What’s the difference between these five characters? This isn’t one story, or ten stories, or a hundred stories, but literally thousands of stories that contain these tropes.
- Hey, remember when Peter literally beat Derek into submission and savaged Lydia to get Stiles to cooperate?
- Remember when Derek tried to murder Lydia for something she didn’t do and drive Isaac away by throwing glass at his head?
- Remember when Talia Hale covered up her brother’s and son’s involvement in the death of a young girl and badgered a woman to carry her child to term?
- Remember when Scott told Stiles that it was wrong to kill the victim of a mad scientist’s experiments and lying about it and maybe he should go talk to his dad?

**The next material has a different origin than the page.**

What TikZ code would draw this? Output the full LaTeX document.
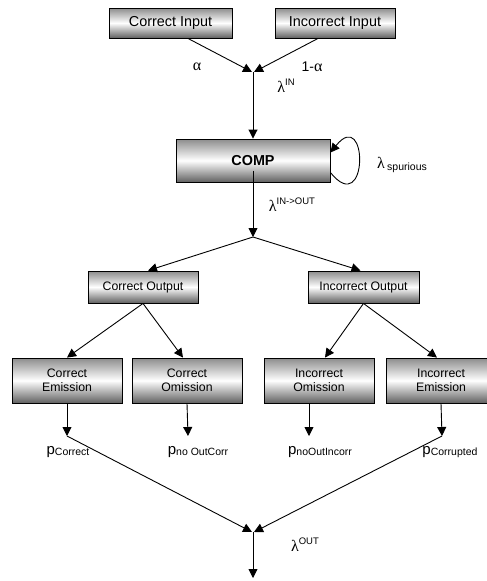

And yet, I can guarantee you that there is only one of those four alphas who is portrayed consistently as an obtuse tyrant. (Hint: it’s not the white ones) And this isn’t one story, or ten stories, or a hundred stories, but literally thousands of stories that contain these tropes.
And it’s not just the lead. Let’s take a look at how the fandom treats secondary characters on AO3:
- Talia Hale (1 episode): 5190 stories
- Laura Hale (2 episodes): 8760 stories
- Jenna Geyer (mentioned once; name is fandom generated): 617
- Claudia Stilinski (1 episode; impersonated for 8 episodes): 3079
- Derek Hale’s Father (never appeared or mentioned): 843
- Noshiko Yukimura (16 episodes): 470
- Ken Yukimura (20 episodes): 261
- Satomi Ito (3 episodes): 284
- David Geyer (5 episodes): 351
See a pattern? You should. As I said, it’s not one story, it’s thousands.
No one’s saying that you or anyone else shouldn’t write fictions that focus on Stiles or Sterek or even stories where Scott is a terrible person. It’s the trends. If transformation is what AO3 and OTW tout as their purpose, and that transformation is about variety and exploration, why is it always the white characters that get the benefit of it? When it comes to transformation, why do characters of color get erased, caricatured, or robbed of their narrative roles?
Don’t tell me that it isn’t damaging.
Do you know how many times I’ve encountered a person who entered Teen Wolf fandom through AO3 and Tumblr who believed that the characters of color are either terrible (such as Scott and Deaton and Braeden) or unimportant (such as Boyd or Mason or the Yukimuras)? More than I or anyone else should be comfortable with. But this is part of the mechanism. There aren’t little racism fairies that visit people in their sleep; it’s not a bacterial infection; it’s not the work of a secret cabal. Cultural racism is maintained by institutions, and it is transmitted by institutions, and this is one example. OTW and AO3 are two such institutions.
Thanks for writing. I’ll take what you told me as a compliment.